一方、日本ではこれら、この映画で論点となっていることも含め、主要な差別問題として論じられる点については、日本ではいわゆる在日韓国籍の方の問題やクルド人当事者等が代表的にあげられますが、これとて日本では中学高校で扱う程度であり、深く知ることはありません。そのため、日本では「よくわかっていないのに加害行為を行う(=趣旨を理解しないのに差別発言を行う)」ということが起きます。当事者からすると「落書きレベルか」というレベルでしょうが、それでも傷つく人はいます。一方で加害者の側も「よくわかっていない」のに「周りがそういうから」「いわゆるSNSのインフルエンサーに感化されて」といったように自主性を持たない状態での「背景なき差別」あるいは「趣旨不明な差別」が一定数存在します。

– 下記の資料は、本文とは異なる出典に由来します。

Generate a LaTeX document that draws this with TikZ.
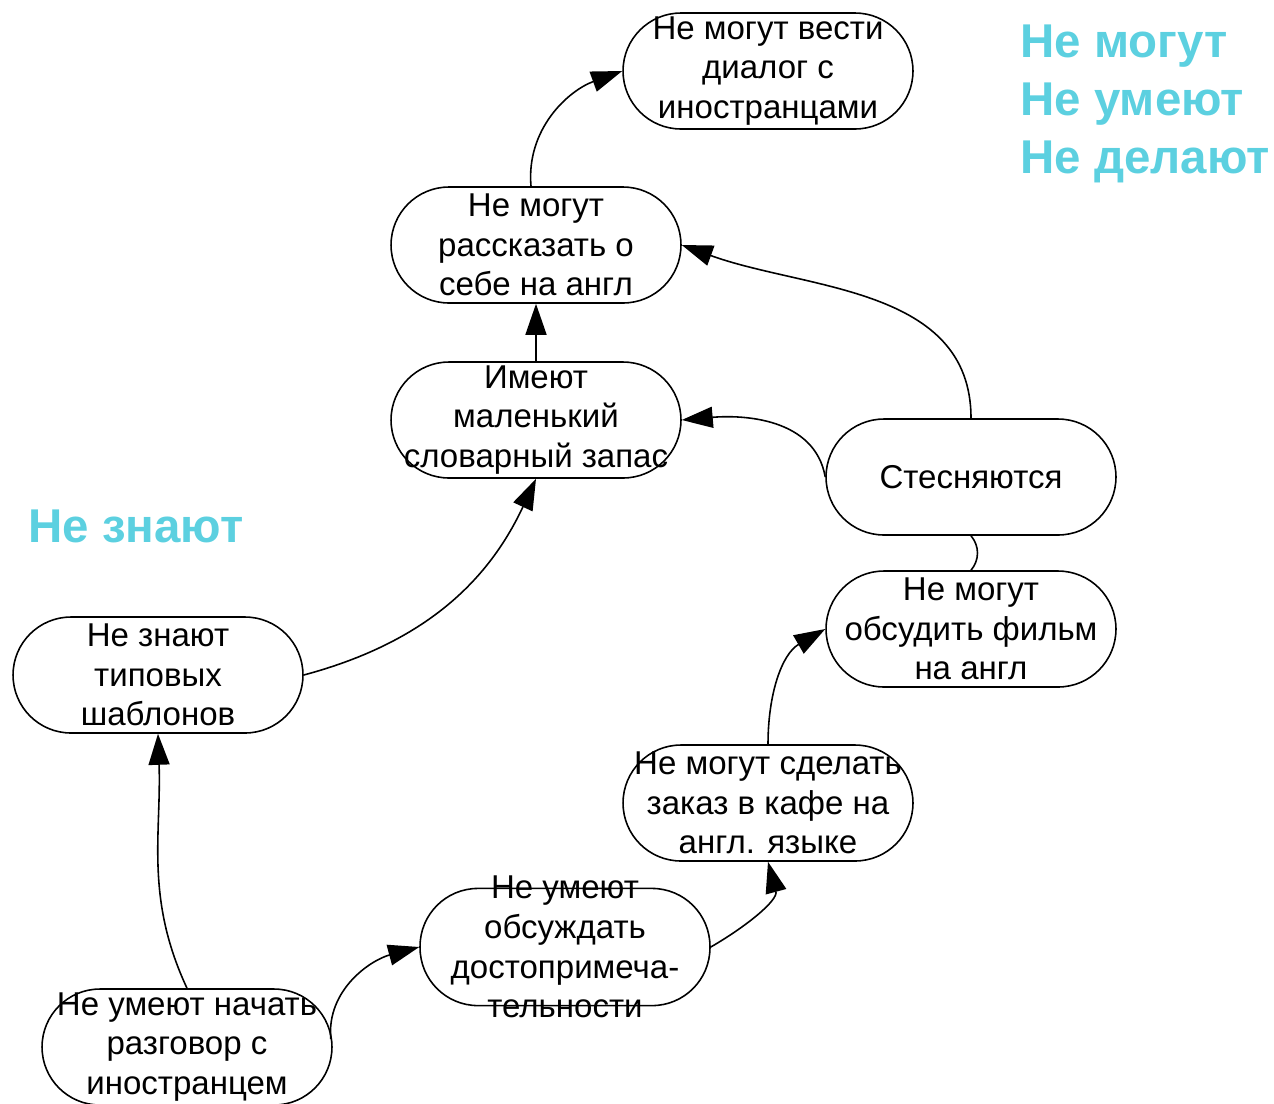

これについて深く教えることは重要ですが、その「深く教える」ことがより差別を助長するという考え方もあり、日本ではこの点の議論がかなりタブー視されている部分があり、一概に「インフルエンサーに感化された」等という10代20代の「小さい」子や成人を強く責めることができない事情も確かにあります。
日本ではこれ以外にも、身障者への差別や特定の職業に対する差別ほか、いくつかの「差別」がありますが、それらを深く学習する機会がそもそもないので「知らなかったではすまない」の言い分を封じる封じない以前に「そもそも知らなかった」あるいは「言われて初めて気が付いた」レベルが普通に起きるのが大半である点が差別のやまない根本原因である一方、深く教えれば教えるほどまた「意図的に知識をもって暴れる」ことになりますので、このあたりはもはや文科省ほかをトップとした国策のレベルになるのかな、といったところです。